**Written exercise:** Write out the opening lines of the data word for word, up to and including the line with "from matplotlib.lines import Line2D", and leave every picture and every later line out.

(Stored dataset items)
====
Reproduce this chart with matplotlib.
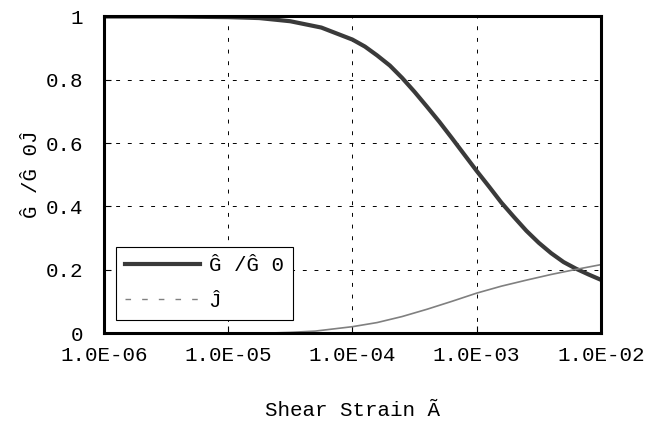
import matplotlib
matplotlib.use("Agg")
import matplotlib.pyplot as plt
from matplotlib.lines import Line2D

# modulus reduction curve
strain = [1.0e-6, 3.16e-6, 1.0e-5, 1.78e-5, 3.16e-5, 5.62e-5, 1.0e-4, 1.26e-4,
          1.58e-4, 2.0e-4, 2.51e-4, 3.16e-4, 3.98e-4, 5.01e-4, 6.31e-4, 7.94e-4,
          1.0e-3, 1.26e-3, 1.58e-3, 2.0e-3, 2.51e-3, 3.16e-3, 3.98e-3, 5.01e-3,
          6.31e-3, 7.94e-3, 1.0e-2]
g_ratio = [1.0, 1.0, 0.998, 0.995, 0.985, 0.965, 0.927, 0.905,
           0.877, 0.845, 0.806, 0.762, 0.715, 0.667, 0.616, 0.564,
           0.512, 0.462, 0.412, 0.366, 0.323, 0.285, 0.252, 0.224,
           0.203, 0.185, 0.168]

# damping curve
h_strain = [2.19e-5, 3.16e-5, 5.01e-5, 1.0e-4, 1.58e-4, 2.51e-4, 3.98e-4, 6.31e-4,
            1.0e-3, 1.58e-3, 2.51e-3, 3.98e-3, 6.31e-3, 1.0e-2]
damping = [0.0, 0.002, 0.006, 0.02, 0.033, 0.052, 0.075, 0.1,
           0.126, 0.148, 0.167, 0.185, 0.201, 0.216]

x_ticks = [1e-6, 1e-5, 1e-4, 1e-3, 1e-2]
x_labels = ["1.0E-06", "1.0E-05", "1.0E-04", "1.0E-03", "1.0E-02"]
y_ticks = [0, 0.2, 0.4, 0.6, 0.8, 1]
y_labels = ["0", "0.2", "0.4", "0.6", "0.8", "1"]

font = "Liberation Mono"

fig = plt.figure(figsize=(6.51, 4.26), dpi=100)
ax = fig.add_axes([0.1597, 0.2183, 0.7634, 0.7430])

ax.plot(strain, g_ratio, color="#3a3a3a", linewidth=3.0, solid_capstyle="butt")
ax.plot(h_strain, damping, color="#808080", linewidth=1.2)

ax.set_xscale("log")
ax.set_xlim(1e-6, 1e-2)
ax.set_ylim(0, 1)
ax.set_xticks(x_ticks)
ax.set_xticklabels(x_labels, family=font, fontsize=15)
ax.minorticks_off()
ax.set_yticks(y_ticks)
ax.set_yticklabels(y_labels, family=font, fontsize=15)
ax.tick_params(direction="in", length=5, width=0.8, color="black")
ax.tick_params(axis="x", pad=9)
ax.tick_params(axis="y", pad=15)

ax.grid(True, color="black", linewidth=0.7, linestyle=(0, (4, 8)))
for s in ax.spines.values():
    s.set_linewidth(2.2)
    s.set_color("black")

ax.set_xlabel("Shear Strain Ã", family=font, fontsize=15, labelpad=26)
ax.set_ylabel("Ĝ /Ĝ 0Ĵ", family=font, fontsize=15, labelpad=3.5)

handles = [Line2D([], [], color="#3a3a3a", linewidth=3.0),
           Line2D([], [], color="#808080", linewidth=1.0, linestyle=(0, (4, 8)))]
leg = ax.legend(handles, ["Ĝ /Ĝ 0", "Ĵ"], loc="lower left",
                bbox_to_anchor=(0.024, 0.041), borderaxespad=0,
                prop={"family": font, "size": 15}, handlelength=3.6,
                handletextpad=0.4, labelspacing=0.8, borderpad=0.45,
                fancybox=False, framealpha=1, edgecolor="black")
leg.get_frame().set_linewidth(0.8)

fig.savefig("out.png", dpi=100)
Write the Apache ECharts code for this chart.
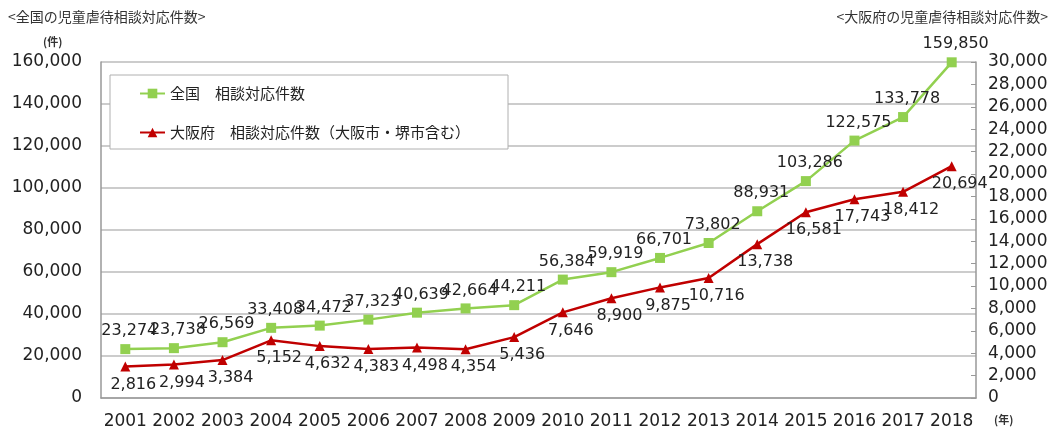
====
**Finished exercise:**
Reproduce this chart with matplotlib.
import matplotlib
matplotlib.use("Agg")
import matplotlib.pyplot as plt
from matplotlib.lines import Line2D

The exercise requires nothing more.